New China resembles scenes from Fritz Lang’s ‘Metropolis’, the 1927 film inspired by his first view of the Manhattan skyline as he sailed in on his immigrant boat from Germany: if you haven’t seen it, check out the sci-fi images based on this film currently being used as a BBC programme link (also en.wikipedia.org/wiki/Metropolis_(1927_film). In China, flyovers, tunnels, multi layered freeways, underground metro links (ok maybe not the biplanes but what about drones?), abound, rising phoenix-like from nowhere and at a speed of development unheard of in the west where our patchwork of private ownership makes projects such as HS2 such a costly and time consuming business. To obtain the required concrete, whole mountains have been halved in size for their limestone. In many areas China resembles nothing more than a vast building site, and as colleague Zhenke speculates, ‘the next generation will be left with nothing to build’.
Tension exists between China’s history and its desire to develop. Nanjing’s brand new city gates, built to replace those destroyed in 1937 at Taiping Men, have been rebuilt at the risk of displeasing UNESCO for this reimagining of the past. We visited the city of Xiaguan in the southwest, and found that since John’s last visit, it has been renamed ‘Dali’ after the easily pronounced nearby small historic settlement. It is expedient, and in China’s case astonishingly easy, to rewrite the past in order to promote a new tourist growth pole. A small village north of Kunming in Yunnan has been renamed Shangri-La for the same purpose. In the cities the historic low rise ‘courtyard’ type communities – the Hu tongs of Beijing, the Nong tangs of Shanghai - have almost entirely disappeared and are being bulldozed to make room for Disneyesque ‘American style’ tourist developments, like Fuji Temple here in Nanjing, in a way that would make English Heritage blench. Nanjing ‘old’ is the new ‘new’ – the 1900 grey brick 2 storey terraces are being rebuilt for tourists around Zhou Enlai’s old courtyard, which strongly contrasts with the conservationist approach of the National Trust’s Birmingham’s back-to-back renovations, which preserve the old materials. Home grown tourist potential is of course massive in a country of nearly 1.4 billion people and the Chinese want new China, not old. The reason for all this helter skelter redevelopment is that the state owns all of the land, generating vast income through Government leases (30-70 years) to the developers.

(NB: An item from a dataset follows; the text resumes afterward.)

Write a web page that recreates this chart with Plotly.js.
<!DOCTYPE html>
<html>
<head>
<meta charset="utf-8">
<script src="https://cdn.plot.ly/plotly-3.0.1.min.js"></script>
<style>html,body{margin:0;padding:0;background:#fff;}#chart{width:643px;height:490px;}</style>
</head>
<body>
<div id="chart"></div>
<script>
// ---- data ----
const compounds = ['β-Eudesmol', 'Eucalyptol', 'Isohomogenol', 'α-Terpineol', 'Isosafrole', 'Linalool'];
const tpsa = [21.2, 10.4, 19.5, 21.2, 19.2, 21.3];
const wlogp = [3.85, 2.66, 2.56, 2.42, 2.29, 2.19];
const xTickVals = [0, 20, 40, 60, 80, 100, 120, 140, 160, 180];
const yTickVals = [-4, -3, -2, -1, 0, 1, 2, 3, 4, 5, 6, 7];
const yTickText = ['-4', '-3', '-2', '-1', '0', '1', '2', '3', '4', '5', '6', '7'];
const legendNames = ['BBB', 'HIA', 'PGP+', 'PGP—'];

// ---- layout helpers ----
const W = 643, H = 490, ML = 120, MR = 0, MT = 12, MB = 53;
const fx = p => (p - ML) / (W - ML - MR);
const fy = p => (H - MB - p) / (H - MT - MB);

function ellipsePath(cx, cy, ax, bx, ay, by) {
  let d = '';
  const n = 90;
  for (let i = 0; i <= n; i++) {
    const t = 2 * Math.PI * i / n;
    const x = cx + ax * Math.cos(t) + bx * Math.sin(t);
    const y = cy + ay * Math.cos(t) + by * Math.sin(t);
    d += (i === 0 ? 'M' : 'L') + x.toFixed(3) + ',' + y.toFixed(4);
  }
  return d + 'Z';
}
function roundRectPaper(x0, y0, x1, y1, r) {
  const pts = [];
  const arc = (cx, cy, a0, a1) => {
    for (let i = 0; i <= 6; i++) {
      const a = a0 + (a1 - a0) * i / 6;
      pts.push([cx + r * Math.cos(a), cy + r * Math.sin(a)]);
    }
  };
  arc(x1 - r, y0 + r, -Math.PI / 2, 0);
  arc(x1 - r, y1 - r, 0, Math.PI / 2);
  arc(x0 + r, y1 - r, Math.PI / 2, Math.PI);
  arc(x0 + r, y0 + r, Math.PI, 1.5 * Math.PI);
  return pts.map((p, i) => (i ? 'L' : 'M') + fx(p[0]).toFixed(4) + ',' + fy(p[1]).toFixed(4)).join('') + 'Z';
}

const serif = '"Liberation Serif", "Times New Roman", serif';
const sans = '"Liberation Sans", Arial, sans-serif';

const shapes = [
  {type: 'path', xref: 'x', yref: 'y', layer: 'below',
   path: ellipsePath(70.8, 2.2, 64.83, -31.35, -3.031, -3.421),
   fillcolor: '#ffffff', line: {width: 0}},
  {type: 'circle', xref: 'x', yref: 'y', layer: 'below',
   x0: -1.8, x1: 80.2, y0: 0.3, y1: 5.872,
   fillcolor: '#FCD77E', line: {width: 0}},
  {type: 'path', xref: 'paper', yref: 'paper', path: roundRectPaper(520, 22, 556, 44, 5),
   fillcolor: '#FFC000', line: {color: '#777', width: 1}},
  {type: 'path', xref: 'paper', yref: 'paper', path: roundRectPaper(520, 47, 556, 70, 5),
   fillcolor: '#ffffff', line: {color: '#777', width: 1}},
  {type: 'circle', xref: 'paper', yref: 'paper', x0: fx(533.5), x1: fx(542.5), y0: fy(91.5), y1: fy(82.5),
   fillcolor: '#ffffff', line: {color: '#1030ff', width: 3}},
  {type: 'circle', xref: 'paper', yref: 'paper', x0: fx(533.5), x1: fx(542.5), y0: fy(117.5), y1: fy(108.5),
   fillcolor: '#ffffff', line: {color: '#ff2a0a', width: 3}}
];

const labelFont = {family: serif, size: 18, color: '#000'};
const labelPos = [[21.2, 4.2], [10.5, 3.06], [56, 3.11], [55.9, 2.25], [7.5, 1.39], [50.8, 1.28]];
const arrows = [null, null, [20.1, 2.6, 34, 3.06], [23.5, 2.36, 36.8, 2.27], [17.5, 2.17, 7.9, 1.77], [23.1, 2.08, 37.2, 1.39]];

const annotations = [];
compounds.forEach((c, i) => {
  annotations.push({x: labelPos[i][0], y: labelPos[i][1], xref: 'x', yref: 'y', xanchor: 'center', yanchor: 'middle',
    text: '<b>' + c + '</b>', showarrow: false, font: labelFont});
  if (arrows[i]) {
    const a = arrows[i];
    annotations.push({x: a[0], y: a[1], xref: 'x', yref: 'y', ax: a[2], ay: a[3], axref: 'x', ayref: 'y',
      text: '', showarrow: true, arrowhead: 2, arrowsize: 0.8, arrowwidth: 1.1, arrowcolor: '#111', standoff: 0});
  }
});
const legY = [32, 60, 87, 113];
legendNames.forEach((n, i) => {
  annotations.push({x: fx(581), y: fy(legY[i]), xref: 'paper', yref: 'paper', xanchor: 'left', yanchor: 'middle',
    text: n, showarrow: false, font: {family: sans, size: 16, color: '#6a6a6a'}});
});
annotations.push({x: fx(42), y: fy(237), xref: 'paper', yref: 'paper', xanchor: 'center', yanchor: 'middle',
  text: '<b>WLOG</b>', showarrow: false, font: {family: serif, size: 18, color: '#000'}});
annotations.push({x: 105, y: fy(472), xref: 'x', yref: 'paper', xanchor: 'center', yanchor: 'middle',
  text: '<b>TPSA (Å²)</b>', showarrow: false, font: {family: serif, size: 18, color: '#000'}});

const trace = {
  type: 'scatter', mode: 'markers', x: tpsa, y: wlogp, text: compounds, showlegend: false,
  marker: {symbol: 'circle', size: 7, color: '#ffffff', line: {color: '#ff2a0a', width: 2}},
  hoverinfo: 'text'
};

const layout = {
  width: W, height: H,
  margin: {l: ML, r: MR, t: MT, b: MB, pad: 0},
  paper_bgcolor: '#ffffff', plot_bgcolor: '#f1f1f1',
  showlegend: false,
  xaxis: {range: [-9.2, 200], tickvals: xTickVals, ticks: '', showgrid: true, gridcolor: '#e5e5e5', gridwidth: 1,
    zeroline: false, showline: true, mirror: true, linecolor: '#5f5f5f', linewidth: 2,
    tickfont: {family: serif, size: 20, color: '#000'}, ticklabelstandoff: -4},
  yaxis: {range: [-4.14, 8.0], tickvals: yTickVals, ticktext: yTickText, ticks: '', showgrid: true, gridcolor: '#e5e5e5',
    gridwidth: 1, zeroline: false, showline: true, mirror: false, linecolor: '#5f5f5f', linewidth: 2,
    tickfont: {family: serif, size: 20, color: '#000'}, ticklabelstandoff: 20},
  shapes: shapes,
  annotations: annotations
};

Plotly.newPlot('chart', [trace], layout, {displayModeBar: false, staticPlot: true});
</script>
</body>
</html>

As in ‘Metropolis’, a vast army of workers, unthinkable in the leisured and high waged west, support China’s wealth, though they live in the tower blocks and not in the subterranean world of the film (the middle classes also live in the city, only the very best paid can afford the rarely found houses in the suburbs). Every bank has uniformed security staff and others to help you queue in the right place, the countless restaurants often have more waiting staff than customers, there’s office cleaners on every floor, street sweepers on every corner and extra leaf operatives in the autumn. In Nanjing Museum today five young girls were there to assist me, the only customer, with the audio link. Shops are well staffed, though customers can be hard to spot: China is a saving not a spending society, even though wages are typically a lot less than half UK levels. Yet people seem happy in their family groups, and anorexia and obesity are not problems here, so far.

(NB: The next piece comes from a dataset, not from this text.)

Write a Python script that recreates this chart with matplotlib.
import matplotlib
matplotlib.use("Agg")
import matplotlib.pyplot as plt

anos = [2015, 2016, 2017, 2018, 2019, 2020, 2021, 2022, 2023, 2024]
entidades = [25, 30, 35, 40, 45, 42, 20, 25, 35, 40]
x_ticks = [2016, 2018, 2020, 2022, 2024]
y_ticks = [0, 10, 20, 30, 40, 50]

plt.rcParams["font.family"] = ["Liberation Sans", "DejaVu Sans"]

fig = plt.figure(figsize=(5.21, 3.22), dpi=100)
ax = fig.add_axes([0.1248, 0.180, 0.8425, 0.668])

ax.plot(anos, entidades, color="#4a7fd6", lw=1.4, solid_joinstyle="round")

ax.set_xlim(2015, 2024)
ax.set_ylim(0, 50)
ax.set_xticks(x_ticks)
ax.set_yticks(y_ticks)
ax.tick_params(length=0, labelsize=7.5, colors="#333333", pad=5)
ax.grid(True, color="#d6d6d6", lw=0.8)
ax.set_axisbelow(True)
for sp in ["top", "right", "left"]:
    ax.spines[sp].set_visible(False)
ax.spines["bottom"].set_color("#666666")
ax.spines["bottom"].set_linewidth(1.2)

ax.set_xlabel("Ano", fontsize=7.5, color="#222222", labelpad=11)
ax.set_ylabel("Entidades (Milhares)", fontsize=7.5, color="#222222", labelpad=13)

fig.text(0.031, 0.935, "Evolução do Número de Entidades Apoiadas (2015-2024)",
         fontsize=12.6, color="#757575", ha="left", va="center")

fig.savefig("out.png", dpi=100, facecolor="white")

Official figures show that unemployment hovers around 4% but in Nanjing at least, I have hardly seen anyone who appears not to be working or studying, or any evidence of mental health problems on the streets, and only one beggar in 2 months. Women retire at 50 and men at 60. However most rural farmers (frequently a woman’s occupation), are over 50, and many grandparents are fully employed bringing up their grandchildren to enable the aspirational family unit to prosper. Outside our flat in the gardens, I have seen those without formal employment sort rubbish, sew, and shine shoes. But this is not oppressive or as common as in poorer countries. The sense of purpose and drive in the well dressed and overwhelmingly young Nanjingers (mini skirts are ‘in’, 'Sound of Silence' a popular tune) is awesome to behold, and for me, is reminiscent of the industrial West Midlands in the 60’s when everyone was employed and happier.

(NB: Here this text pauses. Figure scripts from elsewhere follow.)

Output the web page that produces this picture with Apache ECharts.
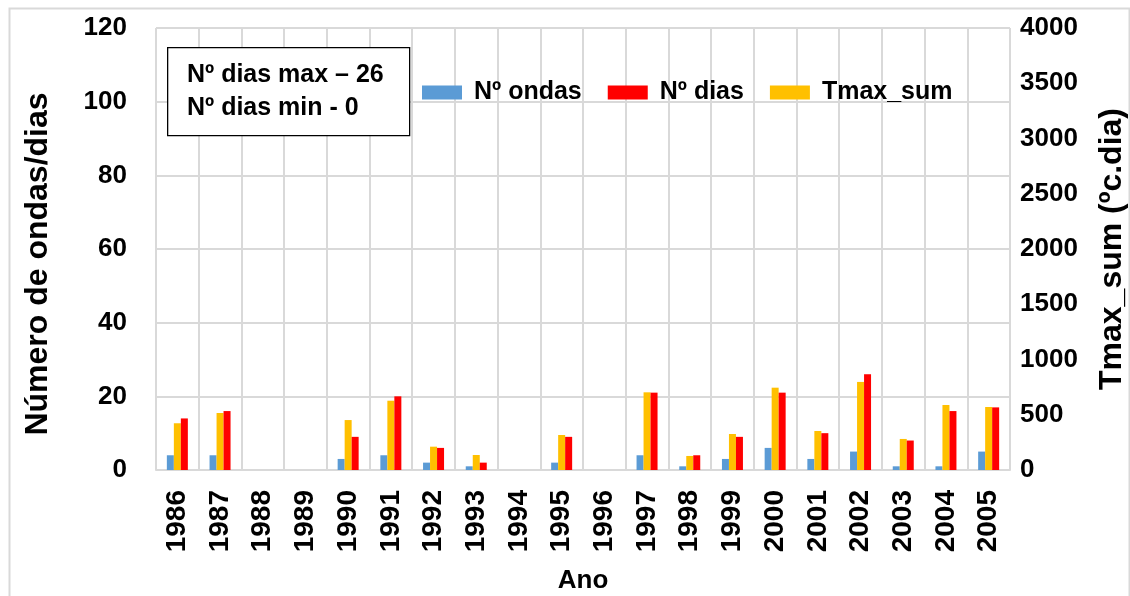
<!DOCTYPE html>
<html>
<head>
<meta charset="utf-8">
<script src="https://cdn.jsdelivr.net/npm/echarts@6/dist/echarts.min.js"></script>
<style>
  html, body { margin: 0; padding: 0; background: #fff; }
  #chart { width: 1130px; height: 596px; }
</style>
</head>
<body>
<div id="chart"></div>
<script>
// Heat-wave statistics per year
const years = ['1986','1987','1988','1989','1990','1991','1992','1993','1994','1995',
               '1996','1997','1998','1999','2000','2001','2002','2003','2004','2005'];
const numOndas = [4, 4, 0, 0, 3, 4, 2, 1, 0, 2, 0, 4, 1, 3, 6, 3, 5, 1, 1, 5];
const numDias  = [14, 16, 0, 0, 9, 20, 6, 2, 0, 9, 0, 21, 4, 9, 21, 10, 26, 8, 16, 17];
const tmaxSum  = [423, 516, 0, 0, 452, 627, 211, 136, 0, 317, 0, 703, 127, 326, 745, 353, 797, 281, 588, 570];
const leftTicks = { min: 0, max: 120, interval: 20 };
const rightTicks = { min: 0, max: 4000, interval: 500 };
const noteLines = ['Nº dias max – 26', 'Nº dias min - 0'];

const FONT = '"Liberation Sans", Arial, sans-serif';
const GRID = '#d9d9d9';

const chart = echarts.init(document.getElementById('chart'));
chart.setOption({
  animation: false,
  backgroundColor: '#fff',
  grid: { left: 156, right: 120, top: 28, bottom: 126, containLabel: false, outerBoundsMode: 'none' },
  legend: {
    left: 417, top: 75, z: 50,
    itemWidth: 40, itemHeight: 14, itemGap: 26,
    icon: 'rect',
    data: ['Nº ondas', 'Nº dias', 'Tmax_sum'],
    textStyle: { fontFamily: FONT, fontWeight: 'bold', fontSize: 25, color: '#000', padding: [0, 0, 0, 7] }
  },
  xAxis: {
    type: 'category',
    data: years,
    name: 'Ano',
    nameLocation: 'middle',
    nameGap: 98,
    nameTextStyle: { fontFamily: FONT, fontWeight: 'bold', fontSize: 26, color: '#000' },
    axisLine: { lineStyle: { color: GRID, width: 2 } },
    axisTick: { show: false },
    splitLine: { show: true, lineStyle: { color: GRID, width: 2 } },
    axisLabel: { rotate: 90, margin: 20, fontFamily: FONT, fontWeight: 'bold', fontSize: 28, color: '#000', interval: 0 }
  },
  yAxis: [
    {
      type: 'value', min: leftTicks.min, max: leftTicks.max, interval: leftTicks.interval,
      name: 'Número de ondas/dias',
      nameLocation: 'middle', nameGap: 102,
      nameTextStyle: { fontFamily: FONT, fontWeight: 'bold', fontSize: 32, color: '#000', padding: [0, 30, 0, 0] },
      axisLine: { show: false }, axisTick: { show: false },
      splitLine: { show: true, lineStyle: { color: GRID, width: 2 } },
      axisLabel: { margin: 29, fontFamily: FONT, fontWeight: 'bold', fontSize: 26, color: '#000' }
    },
    {
      type: 'value', min: rightTicks.min, max: rightTicks.max, interval: rightTicks.interval,
      name: 'Tmax_sum (ºc.dia)',
      nameLocation: 'middle', nameGap: 86,
      nameTextStyle: { fontFamily: FONT, fontWeight: 'bold', fontSize: 32, color: '#000' },
      axisLine: { show: false }, axisTick: { show: false },
      splitLine: { show: false },
      axisLabel: { margin: 10, fontFamily: FONT, fontWeight: 'bold', fontSize: 26, color: '#000',
                   formatter: v => String(v) }
    }
  ],
  series: [
    { name: 'Nº ondas', type: 'bar', yAxisIndex: 0, data: numOndas, barWidth: 7, barGap: '0%', barCategoryGap: '50%',
      itemStyle: { color: '#5B9BD5' } },
    { name: 'Tmax_sum', type: 'bar', yAxisIndex: 1, data: tmaxSum, barWidth: 7, barGap: '0%',
      itemStyle: { color: '#FFC000' } },
    { name: 'Nº dias', type: 'bar', yAxisIndex: 0, data: numDias, barWidth: 7, barGap: '0%',
      itemStyle: { color: '#FF0000' } }
  ],
  graphic: [
    { type: 'rect', left: 7, top: 6, shape: { width: 1120, height: 600 },
      style: { fill: 'none', stroke: GRID, lineWidth: 2 }, z: -10, silent: true },
    { type: 'rect', left: 167, top: 47, z: 100, shape: { x: 0, y: 0, width: 242, height: 88 },
      style: { fill: '#fff', stroke: '#000', lineWidth: 1.3 } },
    { type: 'text', left: 187, top: 63, z: 101,
      style: { text: noteLines[0], font: 'bold 25px ' + FONT, fill: '#000' } },
    { type: 'text', left: 187, top: 96, z: 101,
      style: { text: noteLines[1], font: 'bold 25px ' + FONT, fill: '#000' } }
  ]
});
</script>
</body>
</html>
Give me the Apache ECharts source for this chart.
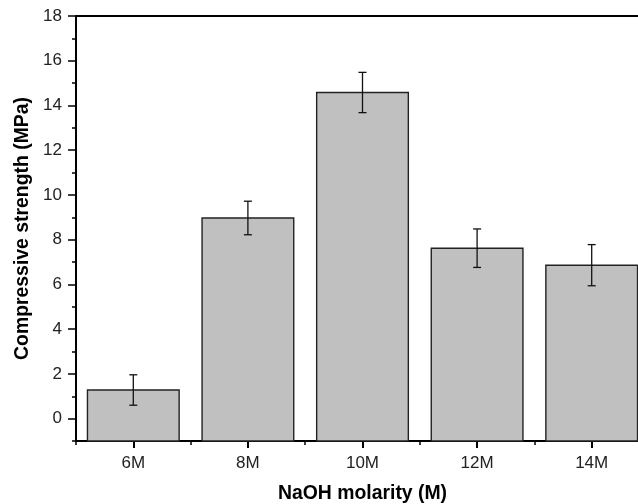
<!DOCTYPE html>
<html>
<head>
<meta charset="utf-8">
<script src="https://cdn.jsdelivr.net/npm/echarts@6/dist/echarts.min.js"></script>
<style>
html,body{margin:0;padding:0;background:#fff;}
#chart{width:638px;height:504px;}
</style>
</head>
<body>
<div id="chart"></div>
<script>
const categories = ['6M', '8M', '10M', '12M', '14M'];
const strength = [1.28, 8.97, 14.58, 7.62, 6.86];
const errorBars = [0.68, 0.75, 0.90, 0.86, 0.92];
const yTickValues = [0, 2, 4, 6, 8, 10, 12, 14, 16, 18];
const yMinorTickValues = [-1, 1, 3, 5, 7, 9, 11, 13, 15, 17];
const yMin = -1, yMax = 18;

const FONT = '"Liberation Sans", Arial, sans-serif';
const barData = categories.map((c, i) => [i, strength[i]]);
const errData = categories.map((c, i) => [i, strength[i] + errorBars[i], strength[i] - errorBars[i]]);

const chart = echarts.init(document.getElementById('chart'), null, {renderer: 'canvas'});
chart.setOption({
  animation: false,
  backgroundColor: '#fff',
  grid: {left: 76, right: -11, top: 16, bottom: 63, containLabel: false, outerBoundsMode: 'none'},
  xAxis: [
    {
      type: 'category', data: categories, position: 'bottom',
      axisLine: {show: true, onZero: false, lineStyle: {color: '#000', width: 2}},
      axisTick: {show: true, alignWithLabel: true, length: 7, lineStyle: {color: '#000', width: 2}},
      axisLabel: {show: true, margin: 14, color: '#222', fontSize: 17, fontFamily: FONT},
      name: 'NaOH molarity (M)', nameLocation: 'middle', nameGap: 43,
      nameTextStyle: {fontSize: 19.4, fontWeight: 'bold', color: '#000', fontFamily: FONT},
      splitLine: {show: false}
    },
    {
      type: 'category', data: categories, position: 'bottom', gridIndex: 0,
      axisLine: {show: false, onZero: false},
      axisTick: {show: true, alignWithLabel: false, length: 4, lineStyle: {color: '#000', width: 1.5}},
      axisLabel: {show: false}, splitLine: {show: false}
    },
    {
      type: 'category', data: categories, position: 'top', gridIndex: 0,
      axisLine: {show: true, onZero: false, lineStyle: {color: '#000', width: 2}},
      axisTick: {show: false}, axisLabel: {show: false}, splitLine: {show: false}
    }
  ],
  yAxis: [
    {
      type: 'value', min: yMin, max: yMax, interval: 1, position: 'left',
      axisLine: {show: true, onZero: false, lineStyle: {color: '#000', width: 2}},
      axisTick: {show: true, customValues: yTickValues, length: 8, lineStyle: {color: '#000', width: 1.5}},
      axisLabel: {show: true, customValues: yTickValues, margin: 14, color: '#222', fontSize: 17, fontFamily: FONT},
      splitLine: {show: false},
      name: 'Compressive strength (MPa)', nameLocation: 'middle', nameGap: 44,
      nameTextStyle: {fontSize: 19.4, fontWeight: 'bold', color: '#000', fontFamily: FONT}
    },
    {
      type: 'value', min: yMin, max: yMax, interval: 1, position: 'left',
      axisLine: {show: false, onZero: false},
      axisTick: {show: true, customValues: yMinorTickValues, length: 4, lineStyle: {color: '#000', width: 1.5}},
      axisLabel: {show: false}, splitLine: {show: false}
    }
  ],
  series: [
    {
      type: 'custom', data: barData, xAxisIndex: 0, yAxisIndex: 0, z: 2, silent: true,
      renderItem: function (params, api) {
        const x = api.value(0);
        const topPt = api.coord([x, api.value(1)]);
        const basePt = api.coord([x, yMin]);
        const bw = api.size([1, 0])[0] * 0.8;
        return {
          type: 'rect',
          shape: {x: topPt[0] - bw / 2, y: topPt[1], width: bw, height: basePt[1] - topPt[1]},
          style: {fill: '#c0c0c0', stroke: '#222', lineWidth: 1.4}
        };
      }
    },
    {
      type: 'custom', data: errData, xAxisIndex: 0, yAxisIndex: 0, z: 3, silent: true,
      renderItem: function (params, api) {
        const x = api.value(0);
        const top = api.coord([x, api.value(1)]);
        const bot = api.coord([x, api.value(2)]);
        const hw = 4;
        const style = {stroke: '#111', lineWidth: 1.3};
        return {
          type: 'group',
          children: [
            {type: 'line', shape: {x1: top[0], y1: top[1], x2: bot[0], y2: bot[1]}, style: style},
            {type: 'line', shape: {x1: top[0] - hw, y1: top[1], x2: top[0] + hw, y2: top[1]}, style: style},
            {type: 'line', shape: {x1: bot[0] - hw, y1: bot[1], x2: bot[0] + hw, y2: bot[1]}, style: style}
          ]
        };
      }
    }
  ]
});
</script>
</body>
</html>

So what of the rich and the super-rich living a life of ease in Lang’s film? Well, personal experience is lacking here, so this from the news last week: Some officials have been known to accept bribes, for example the aptly named Wei Pengyuan (yuan is the currency). Last week, investigators found the equivalent of $32 million in cash in his home (that’s 2 million Chinese bank notes), and during the investigation four out of the sixteen counting machines broke when measuring them. Xi Jinping, China’s president has promised to tackle corruption in China, and has sentenced more than 13,000 officials found guilty of corruption and bribery in the first nine months of 2014 alone. President Xi warned that his campaign against corruption would target both “tigers” and “flies”, indicating that no one, even senior Party members, were exempt from the crackdown.
So, like Metropolis, will China enjoy a happy ending? In Xi Jinping they have a respected leader making the right noises, and if he can follow through, why not?